Conny Richter an der Skulptur "Zwei alte Balinger Loable", die vor dem Balinger Rathaus aufgestellt ist – für sie ein Symbol der "Männerwirtschaft" auch in der Balinger Lokalpolitik. Die dicken Bretter, die man dabei bohren müsse, seien ihr mitunter eher wie Beton vorgekommen. Nach 20 Jahren im Gemeinderat hört sie nun auf. Foto: Maier Foto: Schwarzwälder Bote

Interview: Grünen-Stadträtin blickt auf ihre lange Zeit im Gremium zurück – und begründet ihr Ausscheiden

Balingen. Wenn die Balinger Grünen am kommenden Montag ihre Kandidaten für die Gemeinderatswahl benennen, dann wird ein Name auf der Liste fehlen: der von Conny Rchter. Nach 20 Jahren im Gremium tritt sie nicht mehr an. Wir haben mit der 52-Jährigen über ihre Zeit im Gremium, ihre Erfahrungen und ihre Gründe fürs Aufhören gesprochen.

Frau Richter, was hat Sie bewogen, sich kommunalpolitisch zu engagieren?

Als junger Mensch träumt man von einer besseren, friedlichen Welt. Ich wollte es nicht beim Träumen belassen, sondern etwas tun. Wenn man die Welt verbessern will, muss man bei den Kindern anfangen. Also wählte ich den Beruf der Erzieherin, studierte Pädagogik, belegte viele feministische Seminare. Schnell merkte ich, dass die Praxis nur in den Rahmenbedingungen möglich ist, die von der Politik bestimmt werden. Bei den Grünen fand ich die ideale Partei für meine Ziele: feministisch, sozial, basisdemokratisch – die ökologische Zielrichtung war für mich eher nebensächlich. Bei meiner zweiten Kandidatur zum Gemeinderat schaffte ich dann mit 28 Jahren den Sprung ins Gremium.

Von 2004 bis 2009 gehörten Sie nicht dem Gemeinderat an. Was war der Grund für die Pause? Warum haben Sie wieder kandidiert?

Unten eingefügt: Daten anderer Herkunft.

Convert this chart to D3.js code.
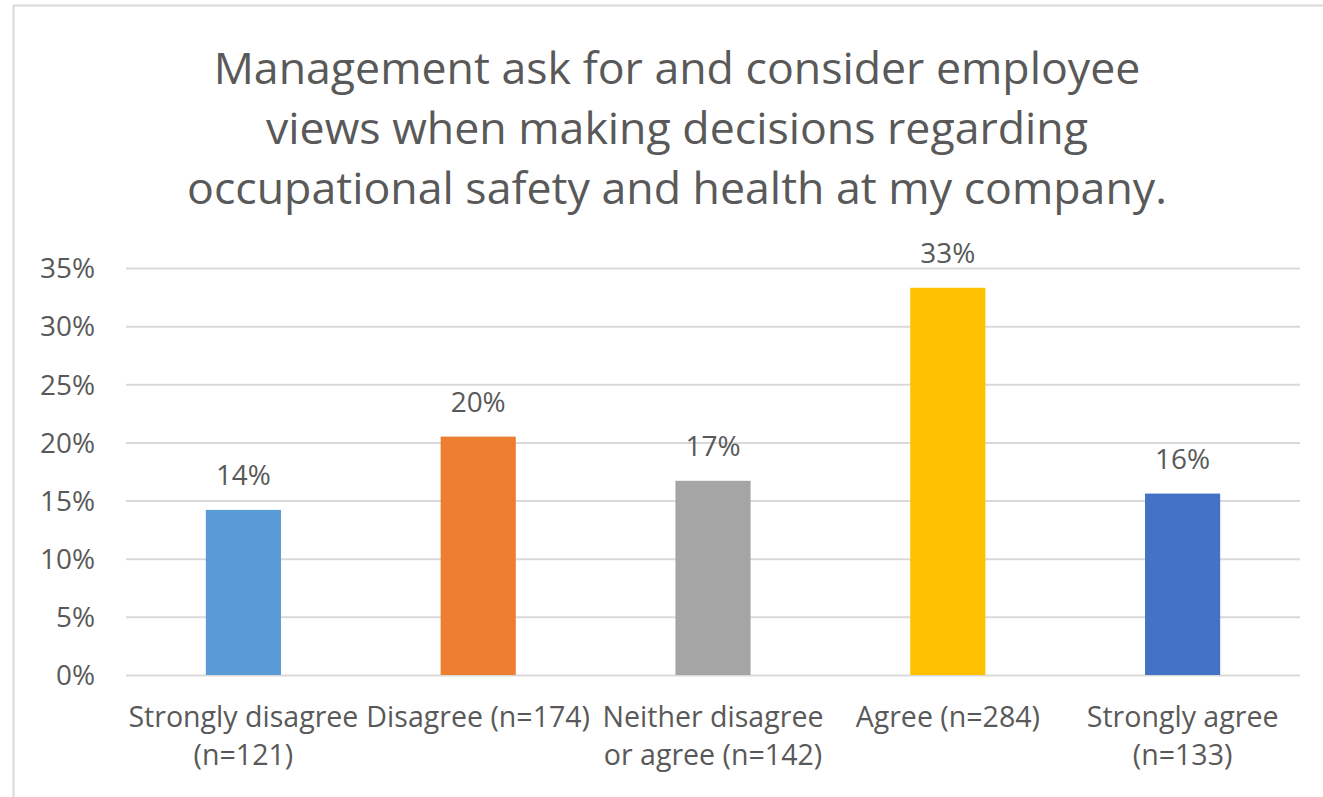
<!DOCTYPE html>
<html>
<head>
<meta charset="utf-8">
<script src="https://cdn.jsdelivr.net/npm/d3@7"></script>
<style>
  body { margin: 0; background: #fff; }
  text { font-family: "Open Sans", sans-serif; fill: #595959; }
</style>
</head>
<body>
<div id="chart"></div>
<script>
// chart data
var categories = ["Strongly disagree (n=121)", "Disagree (n=174)", "Neither disagree or agree (n=142)", "Agree (n=284)", "Strongly agree (n=133)"];
var labelLines = [["Strongly disagree", "(n=121)"], ["Disagree (n=174)"], ["Neither disagree", "or agree (n=142)"], ["Agree (n=284)"], ["Strongly agree", "(n=133)"]];
var values = [0.142, 0.205, 0.167, 0.333, 0.156];
var valueLabels = ["14%", "20%", "17%", "33%", "16%"];
var yTicks = [0, 0.05, 0.10, 0.15, 0.20, 0.25, 0.30, 0.35];
var colors = ["#5B9BD5", "#ED7D31", "#A5A5A5", "#FFC000", "#4472C4"];
var titleLines = ["Management ask for and consider employee", "views when making decisions regarding", "occupational safety and health at my company."];

var width = 1323, height = 797;
var plot = { left: 126, right: 1300, top: 268, bottom: 675 };

var svg = d3.select("#chart").append("svg")
    .attr("width", width)
    .attr("height", height);

// work out a font size so a sample string comes out at the wanted width
function fitSize(sample, target) {
    var t = svg.append("text").attr("font-size", 100).text(sample);
    var w = t.node().getComputedTextLength();
    t.remove();
    return 100 * target / w;
}
var tickSize = fitSize("35%", 55);
var catSize = fitSize("Strongly disagree", 230);
var titleSize = fitSize(titleLines[0], 927);

// outer chart border
svg.append("rect")
    .attr("x", 13.5).attr("y", 5.5)
    .attr("width", width + 10).attr("height", height + 10)
    .attr("fill", "none")
    .attr("stroke", "#d9d9d9")
    .attr("stroke-width", 2);

var x = d3.scaleBand()
    .domain(categories)
    .range([plot.left, plot.right])
    .paddingInner(0.68)
    .paddingOuter(0.34);

var y = d3.scaleLinear()
    .domain([0, 0.35])
    .range([plot.bottom, plot.top]);

// gridlines
var yAxis = d3.axisLeft(y)
    .tickValues(yTicks)
    .tickFormat(d3.format(".0%"))
    .tickSize(-(plot.right - plot.left))
    .tickPadding(31);

var gy = svg.append("g")
    .attr("transform", "translate(" + plot.left + ",0)")
    .call(yAxis);
gy.select(".domain").remove();
gy.selectAll(".tick line").attr("stroke", "#d9d9d9").attr("stroke-width", 2);
gy.selectAll(".tick text")
    .attr("font-size", tickSize)
    .attr("font-family", "'Open Sans', sans-serif")
    .attr("dy", "0.35em")
    .style("fill", "#595959");

// bars
svg.selectAll("rect.bar")
    .data(values)
    .enter().append("rect")
    .attr("class", "bar")
    .attr("x", function(d, i) { return x(categories[i]); })
    .attr("width", x.bandwidth())
    .attr("y", function(d) { return y(d); })
    .attr("height", function(d) { return y(0) - y(d); })
    .attr("fill", function(d, i) { return colors[i]; });

// value labels
svg.selectAll("text.val")
    .data(values)
    .enter().append("text")
    .attr("class", "val")
    .attr("x", function(d, i) { return x(categories[i]) + x.bandwidth() / 2; })
    .attr("y", function(d) { return y(d) - 25; })
    .attr("text-anchor", "middle")
    .attr("font-size", tickSize)
    .text(function(d, i) { return valueLabels[i]; });

// category labels, one text per line
var cat = svg.selectAll("g.cat")
    .data(categories)
    .enter().append("g")
    .attr("class", "cat")
    .attr("transform", function(d) { return "translate(" + (x(d) + x.bandwidth() / 2) + ",727)"; });
cat.selectAll("text")
    .data(function(d, i) { return labelLines[i]; })
    .enter().append("text")
    .attr("text-anchor", "middle")
    .attr("font-size", catSize)
    .attr("y", function(d, j) { return j * 38; })
    .text(function(d) { return d; });

// title
svg.append("text")
    .attr("text-anchor", "middle")
    .attr("font-size", titleSize)
    .selectAll("tspan")
    .data(titleLines)
    .enter().append("tspan")
    .attr("x", 677)
    .attr("y", function(d, i) { return 84 + i * 60; })
    .text(function(d) { return d; });
</script>
</body>
</html>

Angetreten bin ich als Fürsprecherin für die Kinder und Jugendlichen und für junge Familien, die während der Kleinkinderzeiten oft nicht selbst das erforderliche Zeitbudget aufbringen können, ihre Interessen beispielsweise nach besserer Kinderbetreuung einzubringen. 2004 war ich 38 Jahre alt – und fühlte mich damit schon wieder zu weit weg von den "echten" Jugendlichen. Ich wollte Jüngeren Platz machen, was leider nicht wirklich gelungen ist. Der Altersdurchschnitt im Gemeinderat ist bis heute recht hoch, zugleich sind Frauen relativ wenig repräsentiert. Das hat meines Erachtens Auswirkungen auf die Themen und deren Gewichtung. In der Pause habe ich anfangs die viele freie Zeit genossen. Aber die Berichterstattung über die Sitzungen und die Entwicklungen in unserer Stadt haben mich schnell motiviert, wieder mitmischen zu wollen.

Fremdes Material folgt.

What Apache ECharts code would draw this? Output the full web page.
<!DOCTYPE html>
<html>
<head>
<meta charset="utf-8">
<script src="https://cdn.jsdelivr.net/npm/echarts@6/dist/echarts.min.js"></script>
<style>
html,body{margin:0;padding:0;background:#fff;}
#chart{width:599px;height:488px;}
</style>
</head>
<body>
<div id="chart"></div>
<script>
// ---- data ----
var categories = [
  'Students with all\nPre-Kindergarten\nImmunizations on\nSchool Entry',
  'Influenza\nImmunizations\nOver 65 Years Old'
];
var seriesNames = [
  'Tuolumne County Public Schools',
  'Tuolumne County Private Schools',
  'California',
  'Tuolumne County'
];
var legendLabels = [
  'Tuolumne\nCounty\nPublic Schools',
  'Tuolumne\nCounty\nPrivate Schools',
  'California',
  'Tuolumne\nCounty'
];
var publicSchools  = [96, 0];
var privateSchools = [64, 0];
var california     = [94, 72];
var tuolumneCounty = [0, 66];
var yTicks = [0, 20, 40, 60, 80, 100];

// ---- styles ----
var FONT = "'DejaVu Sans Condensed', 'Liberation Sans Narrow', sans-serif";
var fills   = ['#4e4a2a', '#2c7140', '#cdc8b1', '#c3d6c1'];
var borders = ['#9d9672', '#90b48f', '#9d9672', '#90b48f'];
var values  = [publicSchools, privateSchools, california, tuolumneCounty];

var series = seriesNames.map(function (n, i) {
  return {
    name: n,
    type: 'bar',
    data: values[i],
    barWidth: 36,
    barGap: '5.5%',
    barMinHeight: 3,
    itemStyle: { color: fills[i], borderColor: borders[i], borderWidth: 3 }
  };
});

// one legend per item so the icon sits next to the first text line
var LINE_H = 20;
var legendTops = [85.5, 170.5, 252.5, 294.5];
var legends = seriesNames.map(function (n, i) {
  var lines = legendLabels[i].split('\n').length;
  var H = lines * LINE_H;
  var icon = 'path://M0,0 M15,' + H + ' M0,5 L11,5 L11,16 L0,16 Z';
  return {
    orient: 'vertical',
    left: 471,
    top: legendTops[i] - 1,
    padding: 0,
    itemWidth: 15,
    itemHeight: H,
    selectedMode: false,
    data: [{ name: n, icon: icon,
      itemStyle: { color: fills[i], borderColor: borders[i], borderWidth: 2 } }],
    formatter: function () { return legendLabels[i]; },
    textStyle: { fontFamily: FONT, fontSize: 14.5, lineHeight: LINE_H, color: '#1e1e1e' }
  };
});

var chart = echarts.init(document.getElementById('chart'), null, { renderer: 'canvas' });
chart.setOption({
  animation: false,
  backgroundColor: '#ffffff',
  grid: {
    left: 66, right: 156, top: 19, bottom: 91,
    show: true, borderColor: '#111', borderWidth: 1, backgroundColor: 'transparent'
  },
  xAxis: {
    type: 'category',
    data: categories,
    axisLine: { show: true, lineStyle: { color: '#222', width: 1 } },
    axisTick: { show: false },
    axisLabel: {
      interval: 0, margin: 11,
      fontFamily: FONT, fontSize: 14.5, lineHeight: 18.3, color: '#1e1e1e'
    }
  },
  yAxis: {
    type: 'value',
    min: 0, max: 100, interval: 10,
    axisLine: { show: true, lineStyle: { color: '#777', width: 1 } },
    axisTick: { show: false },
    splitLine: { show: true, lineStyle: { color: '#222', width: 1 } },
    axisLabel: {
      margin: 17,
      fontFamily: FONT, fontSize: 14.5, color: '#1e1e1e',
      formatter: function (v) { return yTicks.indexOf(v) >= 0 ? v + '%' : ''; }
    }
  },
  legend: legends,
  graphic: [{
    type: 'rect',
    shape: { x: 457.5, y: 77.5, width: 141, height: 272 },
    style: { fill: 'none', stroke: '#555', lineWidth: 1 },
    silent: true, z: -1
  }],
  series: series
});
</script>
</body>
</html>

Bei der Kommunalwahl 2014 haben die Grünen einen Sitz hinzugewonnen, Sie waren Stimmenkönigin Ihrer Liste. War das ein Höhepunkt Ihrer kommunalpolitischen Tätigkeit?

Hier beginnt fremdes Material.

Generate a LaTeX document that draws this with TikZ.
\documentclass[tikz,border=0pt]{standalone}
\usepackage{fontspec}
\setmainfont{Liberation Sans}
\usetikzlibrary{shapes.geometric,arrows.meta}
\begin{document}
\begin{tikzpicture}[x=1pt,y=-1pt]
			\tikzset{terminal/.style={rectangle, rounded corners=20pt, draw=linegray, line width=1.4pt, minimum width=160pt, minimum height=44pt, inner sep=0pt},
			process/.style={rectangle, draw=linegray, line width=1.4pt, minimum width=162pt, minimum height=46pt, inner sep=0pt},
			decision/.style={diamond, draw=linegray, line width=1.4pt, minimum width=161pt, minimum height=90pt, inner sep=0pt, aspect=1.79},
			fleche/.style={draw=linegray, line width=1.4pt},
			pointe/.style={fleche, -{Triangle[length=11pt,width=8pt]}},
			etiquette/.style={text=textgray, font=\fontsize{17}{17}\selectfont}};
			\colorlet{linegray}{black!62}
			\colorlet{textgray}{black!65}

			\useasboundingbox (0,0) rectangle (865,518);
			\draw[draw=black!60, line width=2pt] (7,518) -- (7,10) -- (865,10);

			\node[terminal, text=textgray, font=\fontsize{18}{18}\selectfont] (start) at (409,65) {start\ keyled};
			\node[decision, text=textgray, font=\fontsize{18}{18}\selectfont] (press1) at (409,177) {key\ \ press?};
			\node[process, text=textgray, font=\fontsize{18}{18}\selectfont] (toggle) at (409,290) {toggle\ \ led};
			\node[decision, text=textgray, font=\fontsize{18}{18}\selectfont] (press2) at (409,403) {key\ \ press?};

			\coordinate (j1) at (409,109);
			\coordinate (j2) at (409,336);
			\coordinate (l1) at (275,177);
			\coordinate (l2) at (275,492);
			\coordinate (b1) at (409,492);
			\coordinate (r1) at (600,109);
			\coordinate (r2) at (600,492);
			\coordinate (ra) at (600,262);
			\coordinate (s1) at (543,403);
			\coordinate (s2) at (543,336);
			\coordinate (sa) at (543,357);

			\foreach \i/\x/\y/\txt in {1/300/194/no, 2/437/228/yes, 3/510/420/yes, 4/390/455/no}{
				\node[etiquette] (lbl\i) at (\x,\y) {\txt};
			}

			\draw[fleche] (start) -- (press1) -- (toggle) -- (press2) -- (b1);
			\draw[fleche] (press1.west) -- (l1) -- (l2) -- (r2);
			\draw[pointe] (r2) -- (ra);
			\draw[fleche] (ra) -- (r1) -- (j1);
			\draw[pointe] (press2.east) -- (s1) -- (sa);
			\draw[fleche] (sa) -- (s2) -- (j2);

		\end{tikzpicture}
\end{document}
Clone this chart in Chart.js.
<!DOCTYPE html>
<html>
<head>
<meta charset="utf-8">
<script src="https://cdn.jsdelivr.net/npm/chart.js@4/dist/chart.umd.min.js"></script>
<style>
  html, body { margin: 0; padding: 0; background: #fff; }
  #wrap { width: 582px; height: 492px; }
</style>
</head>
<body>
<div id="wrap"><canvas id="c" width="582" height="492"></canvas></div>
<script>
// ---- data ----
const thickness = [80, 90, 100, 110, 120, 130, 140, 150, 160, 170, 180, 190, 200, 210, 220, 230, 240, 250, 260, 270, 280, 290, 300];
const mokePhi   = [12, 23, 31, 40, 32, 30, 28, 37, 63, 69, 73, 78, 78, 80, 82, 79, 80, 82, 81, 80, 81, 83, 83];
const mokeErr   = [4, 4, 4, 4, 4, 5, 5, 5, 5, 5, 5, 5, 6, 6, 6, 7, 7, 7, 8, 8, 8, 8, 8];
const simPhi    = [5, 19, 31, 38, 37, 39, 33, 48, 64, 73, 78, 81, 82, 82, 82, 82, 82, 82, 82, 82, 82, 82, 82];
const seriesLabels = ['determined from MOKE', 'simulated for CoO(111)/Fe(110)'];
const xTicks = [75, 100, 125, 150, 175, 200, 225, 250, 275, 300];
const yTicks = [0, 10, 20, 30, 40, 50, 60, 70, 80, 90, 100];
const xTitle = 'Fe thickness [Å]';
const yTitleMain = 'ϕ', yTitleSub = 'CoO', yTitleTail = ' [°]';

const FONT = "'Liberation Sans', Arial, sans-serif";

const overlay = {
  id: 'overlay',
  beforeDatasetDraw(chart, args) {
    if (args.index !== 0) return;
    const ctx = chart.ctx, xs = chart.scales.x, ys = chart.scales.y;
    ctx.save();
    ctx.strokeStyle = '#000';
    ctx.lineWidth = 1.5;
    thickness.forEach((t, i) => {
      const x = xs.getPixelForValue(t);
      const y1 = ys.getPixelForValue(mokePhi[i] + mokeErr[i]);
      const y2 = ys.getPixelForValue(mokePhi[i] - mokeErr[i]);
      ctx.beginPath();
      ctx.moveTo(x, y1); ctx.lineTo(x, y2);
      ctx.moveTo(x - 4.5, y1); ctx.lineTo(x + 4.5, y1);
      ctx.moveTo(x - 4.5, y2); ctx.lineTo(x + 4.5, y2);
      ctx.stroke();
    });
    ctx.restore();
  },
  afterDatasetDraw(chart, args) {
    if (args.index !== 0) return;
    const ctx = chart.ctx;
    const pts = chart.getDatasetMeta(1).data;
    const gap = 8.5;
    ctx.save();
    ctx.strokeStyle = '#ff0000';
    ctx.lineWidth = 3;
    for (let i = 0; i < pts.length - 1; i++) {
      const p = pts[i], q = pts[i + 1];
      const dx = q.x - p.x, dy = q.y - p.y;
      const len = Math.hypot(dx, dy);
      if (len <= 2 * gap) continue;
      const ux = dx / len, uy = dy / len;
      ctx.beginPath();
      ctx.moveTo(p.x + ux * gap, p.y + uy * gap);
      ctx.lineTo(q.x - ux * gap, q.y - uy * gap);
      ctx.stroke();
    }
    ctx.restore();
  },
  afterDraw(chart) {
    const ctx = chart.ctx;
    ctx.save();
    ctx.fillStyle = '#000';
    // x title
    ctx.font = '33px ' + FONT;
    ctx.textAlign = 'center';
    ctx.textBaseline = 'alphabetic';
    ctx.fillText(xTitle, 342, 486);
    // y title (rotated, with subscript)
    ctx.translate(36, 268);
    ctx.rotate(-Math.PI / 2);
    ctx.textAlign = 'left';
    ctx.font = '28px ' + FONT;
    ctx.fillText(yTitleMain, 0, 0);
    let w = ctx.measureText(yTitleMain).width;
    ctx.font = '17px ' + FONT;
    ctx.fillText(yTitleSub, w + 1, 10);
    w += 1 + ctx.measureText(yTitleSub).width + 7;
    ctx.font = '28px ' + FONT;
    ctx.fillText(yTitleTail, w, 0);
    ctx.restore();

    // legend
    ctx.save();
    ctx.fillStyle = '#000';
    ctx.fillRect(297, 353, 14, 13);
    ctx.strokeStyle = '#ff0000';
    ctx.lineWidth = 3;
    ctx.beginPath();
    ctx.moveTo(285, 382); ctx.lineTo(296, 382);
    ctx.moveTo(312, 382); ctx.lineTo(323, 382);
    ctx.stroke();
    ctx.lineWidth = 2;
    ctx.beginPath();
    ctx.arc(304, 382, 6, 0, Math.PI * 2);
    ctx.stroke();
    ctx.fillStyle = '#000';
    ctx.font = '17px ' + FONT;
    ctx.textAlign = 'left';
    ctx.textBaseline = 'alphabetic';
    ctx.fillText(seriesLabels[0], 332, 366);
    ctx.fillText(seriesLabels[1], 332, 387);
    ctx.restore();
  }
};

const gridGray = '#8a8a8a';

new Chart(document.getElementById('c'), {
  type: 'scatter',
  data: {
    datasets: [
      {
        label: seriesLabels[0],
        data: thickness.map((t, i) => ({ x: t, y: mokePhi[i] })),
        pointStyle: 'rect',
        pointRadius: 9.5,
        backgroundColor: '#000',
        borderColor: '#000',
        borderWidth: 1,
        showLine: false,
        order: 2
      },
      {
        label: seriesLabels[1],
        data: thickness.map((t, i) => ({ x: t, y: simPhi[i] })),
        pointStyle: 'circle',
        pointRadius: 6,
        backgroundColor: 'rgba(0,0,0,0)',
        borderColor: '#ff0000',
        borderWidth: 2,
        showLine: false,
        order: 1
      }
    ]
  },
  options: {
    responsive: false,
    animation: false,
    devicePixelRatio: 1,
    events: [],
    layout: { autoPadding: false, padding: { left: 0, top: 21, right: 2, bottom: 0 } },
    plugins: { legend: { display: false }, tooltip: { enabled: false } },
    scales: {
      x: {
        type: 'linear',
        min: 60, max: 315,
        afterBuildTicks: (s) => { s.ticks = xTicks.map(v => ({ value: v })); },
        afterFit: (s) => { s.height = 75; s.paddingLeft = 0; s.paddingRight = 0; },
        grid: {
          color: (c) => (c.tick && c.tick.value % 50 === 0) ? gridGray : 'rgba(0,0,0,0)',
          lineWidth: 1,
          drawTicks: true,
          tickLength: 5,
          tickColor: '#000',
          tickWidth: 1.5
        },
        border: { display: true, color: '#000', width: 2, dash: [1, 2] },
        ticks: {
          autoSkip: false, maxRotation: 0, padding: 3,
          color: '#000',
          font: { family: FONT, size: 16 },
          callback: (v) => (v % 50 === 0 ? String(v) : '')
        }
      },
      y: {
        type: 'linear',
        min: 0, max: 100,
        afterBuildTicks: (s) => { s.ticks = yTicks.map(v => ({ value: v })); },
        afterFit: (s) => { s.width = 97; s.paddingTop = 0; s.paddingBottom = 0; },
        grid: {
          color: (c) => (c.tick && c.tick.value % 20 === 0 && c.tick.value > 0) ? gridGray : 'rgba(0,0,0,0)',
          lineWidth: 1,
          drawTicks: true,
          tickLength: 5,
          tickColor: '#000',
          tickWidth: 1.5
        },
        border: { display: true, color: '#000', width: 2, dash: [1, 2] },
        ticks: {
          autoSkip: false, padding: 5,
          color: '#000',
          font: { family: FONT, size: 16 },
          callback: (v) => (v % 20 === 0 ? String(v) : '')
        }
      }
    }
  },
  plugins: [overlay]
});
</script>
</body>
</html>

Das hat mich schon beeindruckt und sehr gefreut, dass es so viele Menschen gibt, die mir vertrauen und mich damit beauftragt haben, die ihnen wichtigen Themen im Gemeinderat einzubringen und zu vertreten. Allein die frühkindliche Bildung hat enorm an Bedeutung gewonnen. Quantitativ hat sich da schon eine Menge positiv entwickelt. Für die notwendige qualitative Entwicklung fehlt es noch an vielem: Leitungszeit, Fachberatung, Konzeptionsweiterentwicklung und vieles mehr. Das wären auch Gründe zum Weitermachen.

Warum kandidieren Sie nun nicht mehr?

Man sagt, dass Politik das Bohren dicker Bretter sei. Das kann ich bestätigen. Mir scheinen die Bretter allerdings manchmal eher aus Beton zu bestehen. Bei einigen Themen, die mir seit 25 Jahren am Herzen liegen, habe ich das Gefühl, dass kaum etwas vorangekommen ist. Das macht auf die Dauer müde. Außerdem finde ich, dass die Arbeit im Gemeinderat sich verändert hat. In meinen ersten zehn Jahren spürte ich dort eine ganz andere Lust am Entwickeln in der Diskussion, mehr Mut zu neuen Konzepten, auch in überfraktionellen Verhandlungen. Heute ist der Beschlussrahmen oft sehr viel enger und der zeitliche Druck ist gewachsen. Das spielt allzu häufig der Verwaltung in die Hände und hat es mir persönlich auch zunehmend schwierig gemacht, meine Herzensthemen voranzubringen.

Wie fällt Ihre Bilanz aus?

Ich hin dankbar für diese direkte Demokratieerfahrung. Sie hat mir beeindruckende Einblicke in unsere sehr kompliziert gewordenen Systeme des in einem Staat organisierten menschlichen Lebens gegeben. Als Fraktion mit Vorstellungen von alternativen Lebensentwürfen und -formen eckt man zwangsläufig an, wird manchmal nicht verstanden oder gar als Ärgernis empfunden. Das gemeinsam mit den anderen in der Fraktion so lange aus- und durchgehalten zu haben, so viel Zeit und Herzblut in Themen investiert zu haben, für bestimmte Belange auch zumindest sensibilisiert zu haben, gibt mir ein gutes Gefühl. Für mich persönlich reicht es nun. Aber ich bin zuversichtlich, dass die nächste grüne Fraktion mit frischer Kraft, erfahrenen Leuten und neuen, jungen Köpfen intensiv daran weiterarbeiten wird.

Werden Sie sich anderweitig ehrenamtlich engagieren?

Vermutlich schon, meine Themen sind mir schließlich weiterhin auch politisch wichtig. Aber zunächst werde ich die frei werdende Zeit genießen. Mit etwas Abstand werde ich sicher das passende Einsatzgebiet für mich finden – aber ohne Eile und öffentlichen Druck. Das hatte ich nun lange genug.